Saksikan Video Pilihan di Bawah Ini:

Selanjutnya

Untuk terus mendorong pertumbuhan industri otomotif Tanah Air, pemerintah melalui Kementerian Keuangan tengah menggodok aturan untuk menurunkan Pajak Pertambahan nilai Barang Mewah (PPnBM) bagi kendaraan roda empat. Bahkan, pajak untuk mobil ini bisa mencapai 0 persen, dan tidak lagi dihitung dari kapasitas mesin, melainkan tingkat emisi yang dihasilkan.

"Untuk usulan perubahan maka dihitung bukan kapasitas mesin, tapi konsumsi bahan bakar dan tingkat emisi karbon dioksida. Semakin dia hemat bahan bakar dan rendah emisi, maka PPnNM akan semakin rendah," ujar Sri Mulyani di Jakarta, seperti dilansir Bisnis Liputan6.com, ditulis Selasa (12/3/2019).

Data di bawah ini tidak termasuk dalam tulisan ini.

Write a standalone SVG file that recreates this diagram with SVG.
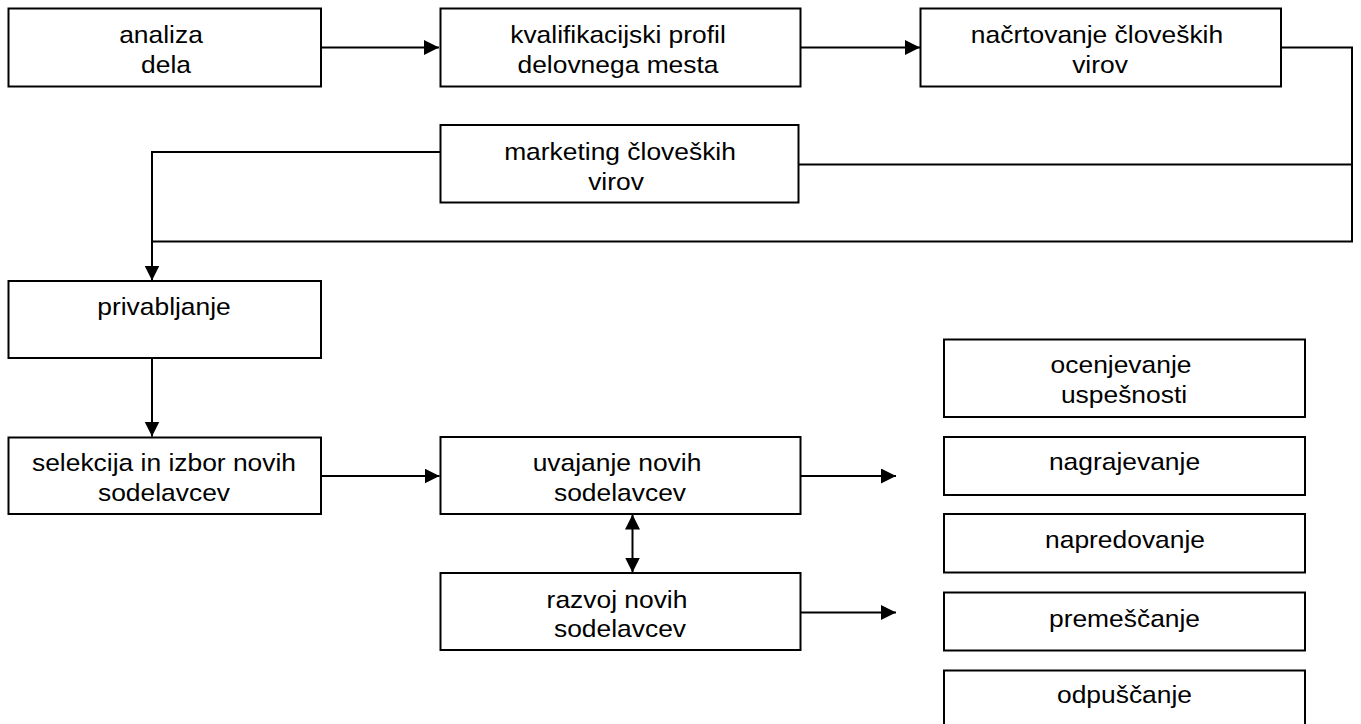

Selain itu, perubahan skema pajak ini juga berlaku untuk mobil listrik. Bahkan, kendaraan ramah lingkungan ini tidak akan dikenakan PPnBM sama sekali alias 0 persen karena memang tidak menggunakan bahan bakar dan tidak membahayakan lingkungan.

"Mobil listrik bukan berbasis cc, makanya diubah aturannya. PPnBM-nya akan diturunkan jadi 0 persen," tambah Menteri Perindustrian Airlangga Hartarto.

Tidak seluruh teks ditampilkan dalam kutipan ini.